Part of working it out means to let your heart break. To try and let your heart break. And try and find healing for your hurts. When your heart breaks it means you let your mind reach out into the painful and really see it, even when it hurts. When you allow yourself to feel the pain of others, or the pain of a situation, without turning away then your natural response of compassion will help guide you into right behaviour in response. You can't fix everything but there are things we can all do. We can do what is in front of us, whenever we have the opportunity to help. We get the opportunity to imagine a better future into existence together through our actions.

There's a lot in history that is truly horrific. Awful, just awful. But don't let history, the past out of which we were formed, be buried and lost in seeing the awfulness. There is so much beauty and nobility in our history too. There always has been, and still is, a very impressive amount of love.
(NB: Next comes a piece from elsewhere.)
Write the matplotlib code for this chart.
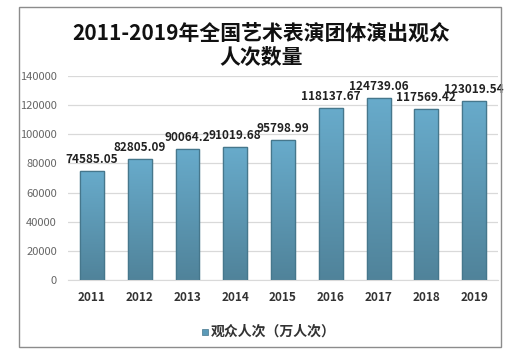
import matplotlib
matplotlib.use("Agg")
import matplotlib.pyplot as plt
import numpy as np
from matplotlib.patches import Rectangle
from matplotlib.colors import LinearSegmentedColormap

plt.rcParams['font.family'] = ['Noto Sans CJK SC', 'DejaVu Sans']

years = ["2011", "2012", "2013", "2014", "2015", "2016", "2017", "2018", "2019"]
audience = [74585.05, 82805.09, 90064.2, 91019.68, 95798.99,
            118137.67, 124739.06, 117569.42, 123019.54]
value_labels = ["74585.05", "82805.09", "90064.2", "91019.68", "95798.99",
                "118137.67", "124739.06", "117569.42", "123019.54"]
series_name = "观众人次（万人次）"
title = "2011-2019年全国艺术表演团体演出观众\n人次数量"

W, H = 516, 356
fig = plt.figure(figsize=(W / 100, H / 100), dpi=100)
fig.patch.set_facecolor("white")

# outer frame
fig.add_artist(Rectangle((19 / W, 1 - 347 / H), (501 - 19) / W, (347 - 7) / H,
                         transform=fig.transFigure, fill=False, ec="#8c8c8c", lw=1))

ax = fig.add_axes([68 / W, 1 - 280 / H, (498 - 68) / W, (280 - 76) / H])
x = np.arange(len(years))
bars = ax.bar(x, audience, width=0.5, color="#5b9ab8", ec="#46778c", lw=0.9, zorder=2)

# vertical gradient fill on each bar
cmap = LinearSegmentedColormap.from_list("g", ["#50839a", "#68abcb"])
grad = np.linspace(0, 1, 256).reshape(-1, 1)
for b in bars:
    im = ax.imshow(grad, cmap=cmap, aspect="auto", origin="lower",
                   extent=[b.get_x(), b.get_x() + b.get_width(), 0, b.get_height()], zorder=2.5)
    im.set_clip_path(b)
    ax.add_patch(Rectangle((b.get_x(), 0), b.get_width(), b.get_height(), fill=False,
                           ec="#46778c", lw=0.9, zorder=3))

for xi, v, lab in zip(x, audience, value_labels):
    ax.text(xi, v + 3500, lab, ha="center", va="bottom", fontsize=8.5,
            fontweight="bold", color="#222222", zorder=4)

ax.set_xlim(-0.5, len(years) - 0.5)
ax.set_ylim(0, 140000)
ax.set_yticks(np.arange(0, 140001, 20000))
ax.yaxis.grid(True, color="#d9d9d9", lw=0.9, zorder=0)
ax.set_axisbelow(True)
ax.tick_params(axis="y", length=0, labelsize=8, labelcolor="#666666", pad=8)
ax.tick_params(axis="x", length=0, labelsize=8.5, pad=8)
ax.set_xticks(x)
ax.set_xticklabels(years, fontweight="bold", color="#333333")
for s in ["top", "right", "left"]:
    ax.spines[s].set_visible(False)
ax.spines["bottom"].set_color("#d9d9d9")

fig.text(261 / W, 1 - 45 / H, title, ha="center", va="center", fontsize=15,
         fontweight="bold", color="#111111", linespacing=1.2)

# legend
fig.add_artist(Rectangle((202 / W, 1 - 335 / H), 6 / W, 6 / H, transform=fig.transFigure,
                         fc="#5b9ab8", ec="#46778c", lw=0.5))
fig.text(211 / W, 1 - 332 / H, series_name, ha="left", va="center", fontsize=10,
         fontweight="bold", color="#333333")

fig.savefig("out.png", dpi=100, facecolor="white")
At school in history they taught World War 1 trench warfare and the holocaust. In English literature we learned the war poetry of poets like Siegfried Sassoon and Wilfred Owen. They certainly taught us the horror of war. I'm pretty sure I was traumatised by it, terrified, horrified!

I loved the recent film Dunkirk for how well it portrayed such an impressive element of the spirit of that age, the extraordinary heroism of ordinary people. Little of war is noble, but that aspect was truly noble.

"Other people mirror us in how they respond to us. This mirror is the only way we can really see ourselves, yet people are such faithless mirrors."